━━━━━ SOURCE MATERIAL

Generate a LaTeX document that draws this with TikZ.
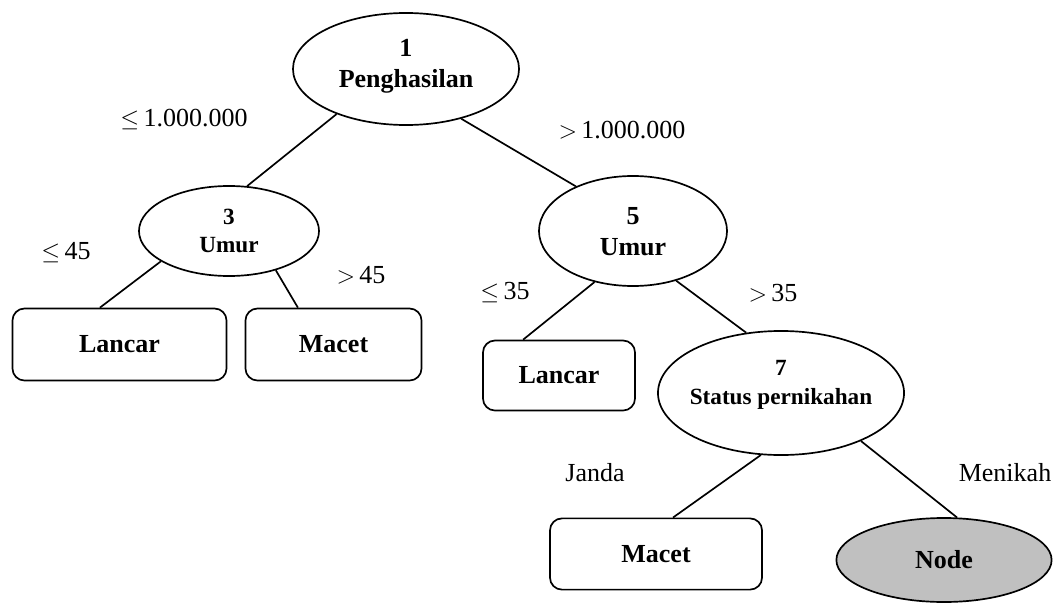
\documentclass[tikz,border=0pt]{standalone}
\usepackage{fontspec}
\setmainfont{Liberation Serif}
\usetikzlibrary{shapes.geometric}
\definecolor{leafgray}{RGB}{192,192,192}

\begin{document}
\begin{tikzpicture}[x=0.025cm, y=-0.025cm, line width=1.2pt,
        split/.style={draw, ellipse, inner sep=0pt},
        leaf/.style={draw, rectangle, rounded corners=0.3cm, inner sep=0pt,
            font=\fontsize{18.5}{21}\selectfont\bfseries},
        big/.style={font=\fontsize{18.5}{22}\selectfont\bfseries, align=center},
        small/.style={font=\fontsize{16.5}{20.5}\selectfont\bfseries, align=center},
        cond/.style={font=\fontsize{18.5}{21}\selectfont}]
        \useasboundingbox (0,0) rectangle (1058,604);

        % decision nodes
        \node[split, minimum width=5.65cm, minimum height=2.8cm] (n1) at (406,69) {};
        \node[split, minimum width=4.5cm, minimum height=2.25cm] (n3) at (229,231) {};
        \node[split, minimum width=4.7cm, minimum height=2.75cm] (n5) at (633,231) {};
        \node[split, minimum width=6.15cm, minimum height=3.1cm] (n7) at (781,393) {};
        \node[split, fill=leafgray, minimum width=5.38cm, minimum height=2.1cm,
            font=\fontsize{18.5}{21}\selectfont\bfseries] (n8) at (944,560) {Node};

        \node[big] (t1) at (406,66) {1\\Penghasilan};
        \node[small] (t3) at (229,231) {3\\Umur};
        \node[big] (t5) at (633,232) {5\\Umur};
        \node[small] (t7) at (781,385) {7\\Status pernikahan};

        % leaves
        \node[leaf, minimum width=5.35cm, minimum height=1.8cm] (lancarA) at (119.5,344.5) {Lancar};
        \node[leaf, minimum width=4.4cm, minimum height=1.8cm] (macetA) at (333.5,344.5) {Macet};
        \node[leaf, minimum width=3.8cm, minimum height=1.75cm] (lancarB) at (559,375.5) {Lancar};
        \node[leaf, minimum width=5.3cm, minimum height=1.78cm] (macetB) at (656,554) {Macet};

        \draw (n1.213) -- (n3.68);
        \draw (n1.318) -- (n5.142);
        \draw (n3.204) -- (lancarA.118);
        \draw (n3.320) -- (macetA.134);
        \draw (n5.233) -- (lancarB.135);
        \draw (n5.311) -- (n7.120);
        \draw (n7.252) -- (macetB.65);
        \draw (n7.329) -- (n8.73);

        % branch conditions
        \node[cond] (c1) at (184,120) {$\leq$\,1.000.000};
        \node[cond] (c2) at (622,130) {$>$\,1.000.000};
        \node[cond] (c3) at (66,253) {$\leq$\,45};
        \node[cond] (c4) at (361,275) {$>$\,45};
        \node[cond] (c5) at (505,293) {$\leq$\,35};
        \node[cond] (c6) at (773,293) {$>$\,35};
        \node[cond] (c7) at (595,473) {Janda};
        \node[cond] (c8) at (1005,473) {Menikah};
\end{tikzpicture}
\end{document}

━━━━━━━━━━

■ **WRITTEN EXERCISE**
Restate exactly, please, only the lines between the start of the data and the line containing "minimum width=5.3cm, minimum", both ends included, skipping the pictures.

■ **RESPONSE TO THIS TASK**
Generate a LaTeX document that draws this with TikZ.
\documentclass[tikz,border=0pt]{standalone}
\usepackage{fontspec}
\setmainfont{Liberation Serif}
\usetikzlibrary{shapes.geometric}
\definecolor{leafgray}{RGB}{192,192,192}

\begin{document}
\begin{tikzpicture}[x=0.025cm, y=-0.025cm, line width=1.2pt,
        split/.style={draw, ellipse, inner sep=0pt},
        leaf/.style={draw, rectangle, rounded corners=0.3cm, inner sep=0pt,
            font=\fontsize{18.5}{21}\selectfont\bfseries},
        big/.style={font=\fontsize{18.5}{22}\selectfont\bfseries, align=center},
        small/.style={font=\fontsize{16.5}{20.5}\selectfont\bfseries, align=center},
        cond/.style={font=\fontsize{18.5}{21}\selectfont}]
        \useasboundingbox (0,0) rectangle (1058,604);

        % decision nodes
        \node[split, minimum width=5.65cm, minimum height=2.8cm] (n1) at (406,69) {};
        \node[split, minimum width=4.5cm, minimum height=2.25cm] (n3) at (229,231) {};
        \node[split, minimum width=4.7cm, minimum height=2.75cm] (n5) at (633,231) {};
        \node[split, minimum width=6.15cm, minimum height=3.1cm] (n7) at (781,393) {};
        \node[split, fill=leafgray, minimum width=5.38cm, minimum height=2.1cm,
            font=\fontsize{18.5}{21}\selectfont\bfseries] (n8) at (944,560) {Node};

        \node[big] (t1) at (406,66) {1\\Penghasilan};
        \node[small] (t3) at (229,231) {3\\Umur};
        \node[big] (t5) at (633,232) {5\\Umur};
        \node[small] (t7) at (781,385) {7\\Status pernikahan};

        % leaves
        \node[leaf, minimum width=5.35cm, minimum height=1.8cm] (lancarA) at (119.5,344.5) {Lancar};
        \node[leaf, minimum width=4.4cm, minimum height=1.8cm] (macetA) at (333.5,344.5) {Macet};
        \node[leaf, minimum width=3.8cm, minimum height=1.75cm] (lancarB) at (559,375.5) {Lancar};
        \node[leaf, minimum width=5.3cm, minimum height=1.78cm] (macetB) at (656,554) {Macet};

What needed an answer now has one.